Identity Problems in Early Italy II: A Workshop on Methodology
How do we know what we know about Italy’s pre-Roman peoples? In studies of the population groups of Italy in the first millennium BC, the lacunose and contradictory historical, linguistic, and archaeological sources present serious problems. While they all indicate that Italy was fragmented into numerous geographically circumscribed population groups at the time of the Roman conquest, the devil is in the details: the historically named peoples, language groups, and archaeological cultures rarely map neatly onto each other, nor do they permit straightforward reconstructions of these groups’ formation and development. Without formal rules for handling the evidence, each of us must gauge independently what data are sufficient to make a convincing argument. In these studies it has been standard practice for the specialists of these various sets of sources (literary, epigraphic, archaeological) to combine multiple categories of evidence to produce a coherent discourse. To do this they are often obliged to use paradigms from other scientific categories as if they were indisputable ontological concepts. This can result in some odd hybrid terms. After all, what is really meant by "Paleo-Veneti," "Villanovans," "Golasecchians," "etruscophone," "oscophone," "latenian sword," "Samnite belt," or "Romulean walls"?

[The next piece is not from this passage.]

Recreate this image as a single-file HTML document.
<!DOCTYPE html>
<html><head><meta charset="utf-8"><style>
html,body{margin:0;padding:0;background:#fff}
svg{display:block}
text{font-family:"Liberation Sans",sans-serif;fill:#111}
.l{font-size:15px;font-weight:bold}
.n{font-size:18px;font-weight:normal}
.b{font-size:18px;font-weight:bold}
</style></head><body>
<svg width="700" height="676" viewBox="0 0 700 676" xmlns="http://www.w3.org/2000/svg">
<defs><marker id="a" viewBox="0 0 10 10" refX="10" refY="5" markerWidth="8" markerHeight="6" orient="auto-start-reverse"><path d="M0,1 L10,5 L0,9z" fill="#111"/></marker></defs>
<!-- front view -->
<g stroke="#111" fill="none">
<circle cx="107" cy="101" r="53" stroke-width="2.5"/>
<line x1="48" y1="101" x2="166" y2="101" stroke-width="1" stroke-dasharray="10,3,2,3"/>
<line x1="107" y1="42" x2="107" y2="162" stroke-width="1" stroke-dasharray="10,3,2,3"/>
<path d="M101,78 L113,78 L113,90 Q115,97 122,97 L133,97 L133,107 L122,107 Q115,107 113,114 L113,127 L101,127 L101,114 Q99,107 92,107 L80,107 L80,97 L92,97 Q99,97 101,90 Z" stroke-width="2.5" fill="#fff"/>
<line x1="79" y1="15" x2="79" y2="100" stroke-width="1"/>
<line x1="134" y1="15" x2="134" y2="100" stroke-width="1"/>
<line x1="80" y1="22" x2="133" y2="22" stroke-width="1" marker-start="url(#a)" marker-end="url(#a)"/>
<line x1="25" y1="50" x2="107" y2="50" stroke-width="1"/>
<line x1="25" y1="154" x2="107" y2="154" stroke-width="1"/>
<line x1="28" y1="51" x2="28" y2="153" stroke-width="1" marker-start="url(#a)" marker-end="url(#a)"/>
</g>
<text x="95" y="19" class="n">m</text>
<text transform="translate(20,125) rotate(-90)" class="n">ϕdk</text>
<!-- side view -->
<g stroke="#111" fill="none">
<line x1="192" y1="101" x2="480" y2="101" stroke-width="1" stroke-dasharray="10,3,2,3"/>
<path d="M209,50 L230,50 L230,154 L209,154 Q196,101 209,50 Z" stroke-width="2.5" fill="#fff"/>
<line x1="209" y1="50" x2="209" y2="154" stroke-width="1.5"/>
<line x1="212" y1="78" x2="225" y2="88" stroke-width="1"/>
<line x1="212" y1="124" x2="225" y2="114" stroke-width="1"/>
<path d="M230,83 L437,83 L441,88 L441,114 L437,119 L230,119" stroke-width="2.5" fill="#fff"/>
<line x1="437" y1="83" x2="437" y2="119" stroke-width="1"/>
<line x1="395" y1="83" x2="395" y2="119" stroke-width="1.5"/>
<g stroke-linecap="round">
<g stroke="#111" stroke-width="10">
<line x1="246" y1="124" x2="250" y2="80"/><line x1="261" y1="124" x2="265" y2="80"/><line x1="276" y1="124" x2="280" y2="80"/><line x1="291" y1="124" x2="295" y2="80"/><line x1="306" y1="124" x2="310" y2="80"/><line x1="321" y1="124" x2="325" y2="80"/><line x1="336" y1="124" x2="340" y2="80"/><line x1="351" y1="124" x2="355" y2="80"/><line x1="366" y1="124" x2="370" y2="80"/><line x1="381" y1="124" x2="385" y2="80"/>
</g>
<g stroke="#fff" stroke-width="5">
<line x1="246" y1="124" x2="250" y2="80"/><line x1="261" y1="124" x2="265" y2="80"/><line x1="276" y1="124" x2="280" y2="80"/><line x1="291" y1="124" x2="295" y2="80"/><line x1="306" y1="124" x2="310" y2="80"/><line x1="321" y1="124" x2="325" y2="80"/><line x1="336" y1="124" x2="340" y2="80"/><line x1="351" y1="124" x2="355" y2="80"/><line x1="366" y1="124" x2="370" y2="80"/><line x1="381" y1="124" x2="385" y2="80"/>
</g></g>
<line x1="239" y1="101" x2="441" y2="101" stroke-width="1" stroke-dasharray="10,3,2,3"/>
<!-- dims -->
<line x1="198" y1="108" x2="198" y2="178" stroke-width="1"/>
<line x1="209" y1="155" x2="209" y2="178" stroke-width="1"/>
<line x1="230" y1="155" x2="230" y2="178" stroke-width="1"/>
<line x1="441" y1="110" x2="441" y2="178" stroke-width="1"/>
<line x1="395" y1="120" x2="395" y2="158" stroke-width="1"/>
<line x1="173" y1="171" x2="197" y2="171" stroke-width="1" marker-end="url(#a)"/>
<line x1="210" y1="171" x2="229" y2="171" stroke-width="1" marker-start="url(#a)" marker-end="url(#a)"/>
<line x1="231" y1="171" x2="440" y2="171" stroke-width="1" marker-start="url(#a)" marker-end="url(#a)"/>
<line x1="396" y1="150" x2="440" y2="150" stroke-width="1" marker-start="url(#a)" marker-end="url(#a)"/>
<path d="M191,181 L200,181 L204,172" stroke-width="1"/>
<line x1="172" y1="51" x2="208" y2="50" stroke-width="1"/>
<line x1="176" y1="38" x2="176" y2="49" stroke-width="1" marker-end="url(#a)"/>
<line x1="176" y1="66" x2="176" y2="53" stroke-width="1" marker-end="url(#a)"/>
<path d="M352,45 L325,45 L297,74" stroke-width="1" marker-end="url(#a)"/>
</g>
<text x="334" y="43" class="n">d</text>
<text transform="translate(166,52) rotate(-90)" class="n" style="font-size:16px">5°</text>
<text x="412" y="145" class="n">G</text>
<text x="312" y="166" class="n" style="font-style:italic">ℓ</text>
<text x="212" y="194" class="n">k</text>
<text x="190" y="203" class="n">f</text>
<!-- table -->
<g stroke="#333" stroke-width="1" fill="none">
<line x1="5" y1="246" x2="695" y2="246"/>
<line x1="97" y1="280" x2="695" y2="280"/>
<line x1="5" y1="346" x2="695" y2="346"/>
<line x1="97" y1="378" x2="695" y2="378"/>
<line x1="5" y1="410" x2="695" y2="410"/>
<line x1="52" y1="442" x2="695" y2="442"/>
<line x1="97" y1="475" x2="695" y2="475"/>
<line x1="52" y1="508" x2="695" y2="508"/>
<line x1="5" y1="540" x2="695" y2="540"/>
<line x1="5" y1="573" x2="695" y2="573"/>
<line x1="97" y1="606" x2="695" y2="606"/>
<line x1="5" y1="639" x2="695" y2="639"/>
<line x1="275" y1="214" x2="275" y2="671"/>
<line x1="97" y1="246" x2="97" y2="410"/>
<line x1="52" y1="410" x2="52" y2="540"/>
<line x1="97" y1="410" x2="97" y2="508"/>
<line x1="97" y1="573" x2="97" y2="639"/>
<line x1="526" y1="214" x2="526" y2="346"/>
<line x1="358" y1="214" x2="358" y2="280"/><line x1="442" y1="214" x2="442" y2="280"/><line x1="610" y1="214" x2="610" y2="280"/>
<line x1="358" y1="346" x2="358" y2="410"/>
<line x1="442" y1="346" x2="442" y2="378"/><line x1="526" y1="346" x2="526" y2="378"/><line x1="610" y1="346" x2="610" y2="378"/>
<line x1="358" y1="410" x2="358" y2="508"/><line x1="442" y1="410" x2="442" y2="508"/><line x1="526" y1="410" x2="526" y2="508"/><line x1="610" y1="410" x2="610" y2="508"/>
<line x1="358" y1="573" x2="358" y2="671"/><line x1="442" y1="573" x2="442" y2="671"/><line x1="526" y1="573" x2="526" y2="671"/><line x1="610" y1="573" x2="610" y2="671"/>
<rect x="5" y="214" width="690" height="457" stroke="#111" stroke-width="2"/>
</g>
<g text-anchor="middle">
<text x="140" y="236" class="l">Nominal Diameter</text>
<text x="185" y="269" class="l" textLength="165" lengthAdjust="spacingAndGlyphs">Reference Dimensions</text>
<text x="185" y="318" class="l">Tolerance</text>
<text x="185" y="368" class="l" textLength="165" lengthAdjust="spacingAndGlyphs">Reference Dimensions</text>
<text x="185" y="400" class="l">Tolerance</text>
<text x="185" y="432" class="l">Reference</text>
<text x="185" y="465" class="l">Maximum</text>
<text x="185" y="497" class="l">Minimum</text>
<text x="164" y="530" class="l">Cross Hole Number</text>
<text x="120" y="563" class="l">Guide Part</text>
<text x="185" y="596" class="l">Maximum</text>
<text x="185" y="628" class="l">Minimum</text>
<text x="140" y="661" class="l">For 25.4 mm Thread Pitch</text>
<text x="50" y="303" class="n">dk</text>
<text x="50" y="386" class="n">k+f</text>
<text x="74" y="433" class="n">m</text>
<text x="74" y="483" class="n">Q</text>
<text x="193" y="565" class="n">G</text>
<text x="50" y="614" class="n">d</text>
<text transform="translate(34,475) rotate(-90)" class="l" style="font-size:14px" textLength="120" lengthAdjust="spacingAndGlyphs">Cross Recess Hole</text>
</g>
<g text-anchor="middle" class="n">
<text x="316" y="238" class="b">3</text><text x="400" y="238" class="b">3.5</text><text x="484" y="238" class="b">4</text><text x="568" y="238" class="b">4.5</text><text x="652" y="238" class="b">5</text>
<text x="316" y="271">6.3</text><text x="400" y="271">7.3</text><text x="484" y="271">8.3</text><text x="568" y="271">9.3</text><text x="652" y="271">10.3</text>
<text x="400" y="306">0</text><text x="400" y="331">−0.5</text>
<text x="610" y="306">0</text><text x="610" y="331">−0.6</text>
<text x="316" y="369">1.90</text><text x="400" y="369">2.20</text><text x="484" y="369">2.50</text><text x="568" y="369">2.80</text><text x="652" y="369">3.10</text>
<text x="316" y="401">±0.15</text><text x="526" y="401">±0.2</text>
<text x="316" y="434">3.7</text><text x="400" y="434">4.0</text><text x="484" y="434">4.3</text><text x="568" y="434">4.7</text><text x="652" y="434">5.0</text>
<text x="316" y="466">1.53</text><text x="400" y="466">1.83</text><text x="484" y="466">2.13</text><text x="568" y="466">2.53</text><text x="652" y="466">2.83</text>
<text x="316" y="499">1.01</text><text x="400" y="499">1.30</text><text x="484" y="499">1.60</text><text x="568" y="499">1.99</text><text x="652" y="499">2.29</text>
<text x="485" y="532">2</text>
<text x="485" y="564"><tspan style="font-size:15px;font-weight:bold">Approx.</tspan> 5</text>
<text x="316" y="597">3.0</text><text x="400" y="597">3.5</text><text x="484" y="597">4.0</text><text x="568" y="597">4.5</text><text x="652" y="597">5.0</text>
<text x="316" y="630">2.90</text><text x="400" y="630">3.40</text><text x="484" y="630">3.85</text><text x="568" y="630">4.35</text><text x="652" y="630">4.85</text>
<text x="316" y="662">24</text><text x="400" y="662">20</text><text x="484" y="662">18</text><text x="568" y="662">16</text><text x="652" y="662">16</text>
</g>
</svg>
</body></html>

The purpose of this workshop, the second of its kind, is to explore the methods employed in the study of Italy’s pre-Roman groups. The focus here is on practice, not results. Which types of evidence about ancient identity carry more weight? How can different kinds of evidence be combined in rigorous and effective ways? Can new methods be brought to bear on old data? When must we admit that there are some questions the intractable evidence is not equipped to answer? By bringing specialists in all three categories of evidence together, we hope that in a spirit of cooperation we may share our own perspectives on the challenging task of understanding the peoples of early Italy.